While a member of the BBG board, Victor Ashe was a champion of transparency, good management, and partnership with employees in charting the future of U.S. international media outreach. Former executives in charge of the BBG’s International Broadcasting Bureau (IBB) were so deeply annoyed by his questioning of their management practices and waste of taxpayers’ money that they did everything in their power to discredit him, while at the same time BBG employees applauded his actions and his reform proposals, many of which were eventually adopted by the BBG board. The fact that a BBG presidential appointee would side on many issues with the employee union against the management showed how dysfunctional IBB had become over the years.
Ashe gets most of the credit for saving Radio Free Europe / Radio Liberty (RFE/RL) with the help of two of his BBG colleagues, Susan McCue and Michael Meehan, and for stopping at least some of the most egregious management abuses at IBB and Voice of America (VOA).

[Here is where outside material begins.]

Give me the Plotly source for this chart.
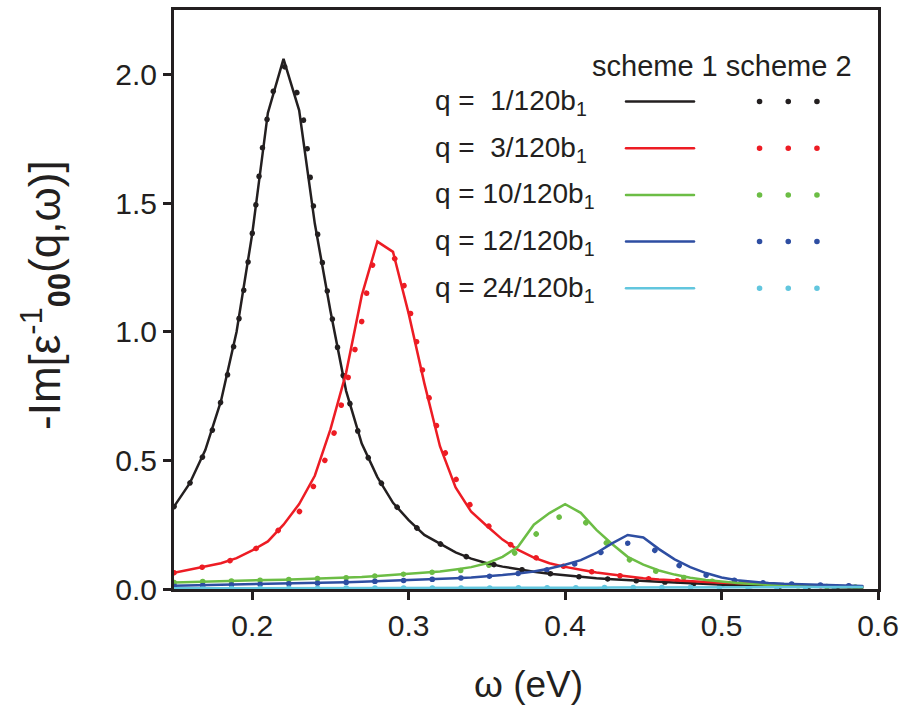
import plotly.graph_objects as go

# ---------------- data ----------------
omega = [0.15, 0.16, 0.17, 0.18, 0.19, 0.20, 0.21, 0.22, 0.23, 0.24,
         0.25, 0.26, 0.27, 0.28, 0.29, 0.30, 0.31, 0.32, 0.33, 0.34,
         0.35, 0.36, 0.37, 0.38, 0.39, 0.40, 0.41, 0.42, 0.43, 0.44,
         0.45, 0.46, 0.47, 0.48, 0.49, 0.50, 0.51, 0.52, 0.53, 0.54,
         0.55, 0.56, 0.57, 0.58, 0.59]

# scheme 1 (solid lines)
q1_s1 = [0.32, 0.41, 0.54, 0.73, 1.00, 1.38, 1.85, 2.06, 1.86, 1.42,
         1.08, 0.77, 0.565, 0.435, 0.335, 0.268, 0.21, 0.175, 0.142, 0.118,
         0.100, 0.087, 0.076, 0.067, 0.059, 0.053, 0.047, 0.042, 0.038, 0.034,
         0.031, 0.028, 0.025, 0.022, 0.019, 0.017, 0.015, 0.013, 0.012, 0.010,
         0.009, 0.008, 0.007, 0.006, 0.005]
q3_s1 = [0.063, 0.075, 0.087, 0.100, 0.120, 0.150, 0.185, 0.25, 0.33, 0.44,
         0.62, 0.84, 1.14, 1.35, 1.31, 1.07, 0.80, 0.555, 0.395, 0.300,
         0.245, 0.192, 0.152, 0.122, 0.100, 0.086, 0.075, 0.064, 0.056, 0.048,
         0.042, 0.037, 0.033, 0.030, 0.027, 0.024, 0.022, 0.020, 0.018, 0.016,
         0.015, 0.013, 0.012, 0.011, 0.010]
q10_s1 = [0.025, 0.027, 0.029, 0.030, 0.032, 0.033, 0.035, 0.036, 0.038, 0.040,
          0.042, 0.044, 0.047, 0.051, 0.055, 0.059, 0.063, 0.068, 0.076, 0.085,
          0.100, 0.125, 0.165, 0.250, 0.295, 0.330, 0.296, 0.230, 0.175, 0.125,
          0.095, 0.072, 0.056, 0.044, 0.035, 0.028, 0.023, 0.019, 0.016, 0.014,
          0.012, 0.010, 0.009, 0.008, 0.007]
q12_s1 = [0.013, 0.014, 0.015, 0.016, 0.017, 0.018, 0.019, 0.020, 0.021, 0.022,
          0.024, 0.026, 0.028, 0.030, 0.032, 0.034, 0.036, 0.039, 0.042, 0.045,
          0.049, 0.054, 0.060, 0.068, 0.080, 0.094, 0.112, 0.140, 0.177, 0.210,
          0.200, 0.155, 0.115, 0.085, 0.062, 0.045, 0.034, 0.028, 0.023, 0.020,
          0.018, 0.016, 0.015, 0.013, 0.012]
q24_s1 = [0.003, 0.003, 0.003, 0.003, 0.003, 0.003, 0.003, 0.003, 0.003, 0.003,
          0.003, 0.004, 0.004, 0.004, 0.004, 0.004, 0.004, 0.004, 0.004, 0.004,
          0.004, 0.005, 0.005, 0.005, 0.005, 0.005, 0.005, 0.005, 0.006, 0.006,
          0.006, 0.006, 0.006, 0.007, 0.007, 0.007, 0.007, 0.007, 0.008, 0.008,
          0.008, 0.008, 0.008, 0.008, 0.008]

# scheme 2 (dotted curves)
q1_s2 = [0.32, 0.41, 0.54, 0.73, 1.00, 1.38, 1.84, 2.03, 1.90, 1.45,
         1.09, 0.78, 0.57, 0.44, 0.338, 0.270, 0.212, 0.176, 0.143, 0.119,
         0.101, 0.088, 0.077, 0.068, 0.060, 0.053, 0.047, 0.042, 0.038, 0.034,
         0.031, 0.028, 0.025, 0.022, 0.019, 0.017, 0.015, 0.013, 0.012, 0.010,
         0.009, 0.008, 0.007, 0.006, 0.005]
q3_s2 = [0.063, 0.075, 0.087, 0.100, 0.120, 0.150, 0.185, 0.25, 0.30, 0.41,
         0.56, 0.79, 1.04, 1.29, 1.29, 1.10, 0.82, 0.59, 0.43, 0.32,
         0.252, 0.195, 0.155, 0.125, 0.102, 0.087, 0.075, 0.064, 0.056, 0.048,
         0.042, 0.037, 0.033, 0.030, 0.027, 0.024, 0.022, 0.020, 0.018, 0.016,
         0.015, 0.013, 0.012, 0.011, 0.010]
q10_s2 = [0.025, 0.027, 0.029, 0.030, 0.032, 0.033, 0.035, 0.036, 0.038, 0.040,
          0.042, 0.044, 0.047, 0.051, 0.055, 0.059, 0.063, 0.067, 0.070, 0.076,
          0.090, 0.112, 0.150, 0.205, 0.260, 0.285, 0.272, 0.215, 0.160, 0.118,
          0.087, 0.066, 0.051, 0.041, 0.033, 0.027, 0.023, 0.019, 0.016, 0.014,
          0.012, 0.010, 0.009, 0.008, 0.007]
q12_s2 = [0.013, 0.014, 0.015, 0.016, 0.017, 0.018, 0.019, 0.020, 0.021, 0.022,
          0.024, 0.026, 0.028, 0.030, 0.032, 0.034, 0.036, 0.039, 0.042, 0.045,
          0.049, 0.054, 0.060, 0.068, 0.076, 0.088, 0.105, 0.133, 0.165, 0.178,
          0.174, 0.140, 0.100, 0.074, 0.054, 0.041, 0.033, 0.028, 0.023, 0.020,
          0.018, 0.016, 0.015, 0.013, 0.012]
q24_s2 = list(q24_s1)

labels = ["q = &nbsp;1/120b<sub>1</sub>", "q = &nbsp;3/120b<sub>1</sub>",
          "q = 10/120b<sub>1</sub>", "q = 12/120b<sub>1</sub>",
          "q = 24/120b<sub>1</sub>"]
colors = ["#231f20", "#ed1c24", "#6cbd45", "#2e4ea2", "#62c6de"]
scheme1 = [q1_s1, q3_s1, q10_s1, q12_s1, q24_s1]
scheme2 = [q1_s2, q3_s2, q10_s2, q12_s2, q24_s2]

x_ticks = [0.2, 0.3, 0.4, 0.5, 0.6]
y_ticks = [0.0, 0.5, 1.0, 1.5, 2.0]

# ---------------- figure ----------------
W, H = 906, 708
L, R, T, B = 174, 28, 10, 119
PW, PH = W - L - R, H - T - B
FONT = "Liberation Sans, Arial, Helvetica, sans-serif"
INK = "#231f20"
DOT = "0.1px,28.6px"

fig = go.Figure()
for ys, c in zip(scheme2, colors):
    fig.add_trace(go.Scatter(x=omega, y=ys, mode="lines", line_shape="spline",
                             line=dict(color=c, width=5.5, dash=DOT),
                             showlegend=False, hoverinfo="skip"))
for ys, c in zip(scheme1, colors):
    fig.add_trace(go.Scatter(x=omega, y=ys, mode="lines",
                             line=dict(color=c, width=2.5),
                             showlegend=False, hoverinfo="skip"))


def px_x(p):
    return (p - L) / PW


def px_y(p):
    return (H - B - p) / PH


annotations = []
shapes = []
# legend header
annotations.append(dict(text="scheme 1 scheme 2", xref="paper", yref="paper",
                        x=px_x(590), y=px_y(66), xanchor="left", yanchor="middle",
                        showarrow=False, font=dict(family=FONT, size=29, color=INK)))
row_y0, row_dy = 101.5, 46.7
for i, (lab, c) in enumerate(zip(labels, colors)):
    ry = row_y0 + i * row_dy
    annotations.append(dict(text=lab, xref="paper", yref="paper",
                            x=px_x(433), y=px_y(ry + 1), xanchor="left", yanchor="middle",
                            showarrow=False, font=dict(family=FONT, size=28, color=INK)))
    shapes.append(dict(type="line", xref="paper", yref="paper",
                       x0=px_x(626), x1=px_x(694), y0=px_y(ry), y1=px_y(ry),
                       line=dict(color=c, width=2.5)))
    shapes.append(dict(type="line", xref="paper", yref="paper",
                       x0=px_x(759.5), x1=px_x(818.5), y0=px_y(ry), y1=px_y(ry),
                       line=dict(color=c, width=5.5, dash=DOT)))

# axis titles
annotations.append(dict(text="-Im[ε<sup>-1</sup><sub><b>00</b></sub>(q,ω)]",
                        xref="paper", yref="paper", x=px_x(45), y=px_y(295),
                        xanchor="center", yanchor="middle", textangle=-90,
                        showarrow=False, font=dict(family=FONT, size=44, color=INK)))
annotations.append(dict(text="ω (eV)", xref="paper", yref="paper",
                        x=px_x(528), y=px_y(684), xanchor="center", yanchor="middle",
                        showarrow=False, font=dict(family=FONT, size=37, color=INK)))

axis_common = dict(showline=True, linecolor=INK, linewidth=3, mirror=True,
                   ticks="outside", ticklen=8, tickwidth=3, tickcolor=INK,
                   showgrid=False, zeroline=False, automargin=False,
                   tickfont=dict(family=FONT, size=30, color=INK))

fig.update_layout(
    width=W, height=H,
    margin=dict(l=L, r=R, t=T, b=B, pad=0, autoexpand=False),
    paper_bgcolor="white", plot_bgcolor="white",
    xaxis=dict(range=[0.15, 0.6], tickvals=x_ticks,
               ticktext=[f"{v:.1f}" for v in x_ticks], **axis_common),
    yaxis=dict(range=[0, 2.25], tickvals=y_ticks,
               ticktext=[f"{v:.1f}" for v in y_ticks], **axis_common),
    annotations=annotations,
    shapes=shapes,
)

post = ("var s=document.createElement('style');"
        "s.innerHTML='.js-line, .shapelayer path{stroke-linecap:round !important;}';"
        "document.head.appendChild(s);")
fig.write_html("out.html", post_script=post)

BBG employees and their union are not the only ones expressing their gratitude to Victor Ashe. Russian human rights leaders presented him with the Glasnost Award for defending Radio Liberty journalists. RFE/RL, Radio Free Asia, Office of Cuba Broadcasting (OCB) and Middle East Broadcasting Networks (MBN) employees consider him the champion of their work and their rights as journalists.
With his departure, good governance at BBG lost one of its biggest defenders, but there is still some hope among employees that his legacy will continue under the renewed BBG board chaired by Jeff Shell.
However, the FY 2015 BBG budget request to Congress drafted by IBB executives was another terrible blow to employees’ confidence in the ability of the board to resist pressures from the bureaucracy. It has grown beyond any reasonable need and continues to expand while eliminating critical programs and programming positions — an abuse of power Victor Ashe fought hard to stop and reverse.
He was only partially successful in resisting IBB-proposed program cuts, and the renewed board also appears to have problems in controlling the bureaucracy and asserting its authority. The board still has not named a CEO and has not addressed serious management problems at the Voice of America except for some public and some behind the scenes pressures on VOA executives to improve news coverage, which they had allowed to disintegrate under their watch.
As bad as things may still be at VOA, IBB, and Office of Cuba Broadcasting, Victor Ashe’s contributions to the U.S. international media organization have not been forgotten by BBG employees. In an unprecedented action after his departure from the board, they had arranged for the planting of a tree in his honor in a city park named after him in Knoxville, TN, where Victor Ashe lives and where he was a highly popular four-term mayor.
The following commentary was posted on the website of the American Federation of Government Employees, Local 1812, a union representing Broadcasting Board of Governors federal employees.
By American Federation of Government Employees, Local 1812
Ms. Lori Goerlich, of the Parks and Greenways Coordinating Committee of Knoxville, Tennessee, recently advised AFGE Local 1812 that the planting of an American Linden tree, initiated by the Union in honor of former BBG member Victor Ashe, is now complete.
The tree, as yet still a sapling, is located in Victor Ashe Park due south of the popular playground and pavilion area and adjacent to the Victor Ashe Greenway trail. Governor Ashe, who was a staunch supporter of the environment, historic preservation, and greenways during his several terms as Mayor of Knoxville, appears delighted.
At AFGE Local 1812, we are happy that this tree planting has become a reality, honoring the commitment of Governor Ashe to our Agency and U.S. international broadcasting. The tree is a symbol of the appreciation felt by the Union Local Executive Board and many employees for his efforts promoting transparency, good governance, professional ethics, equitable treatment, and civil rights at the Agency. In particular, we appreciate his efforts on behalf of the Edward R. Murrow Transmitting Station, Greenville, North Carolina, and his sponsorship, several years ago, of the re-dedication of the shortwave broadcasting facility.
AFGE Local 1812 hopes that, in the years to come, this American Linden (Basswood) tree will grow strong and tall, representing the qualities exhibited by Governor Ashe in his service to the BBG and the people of this country.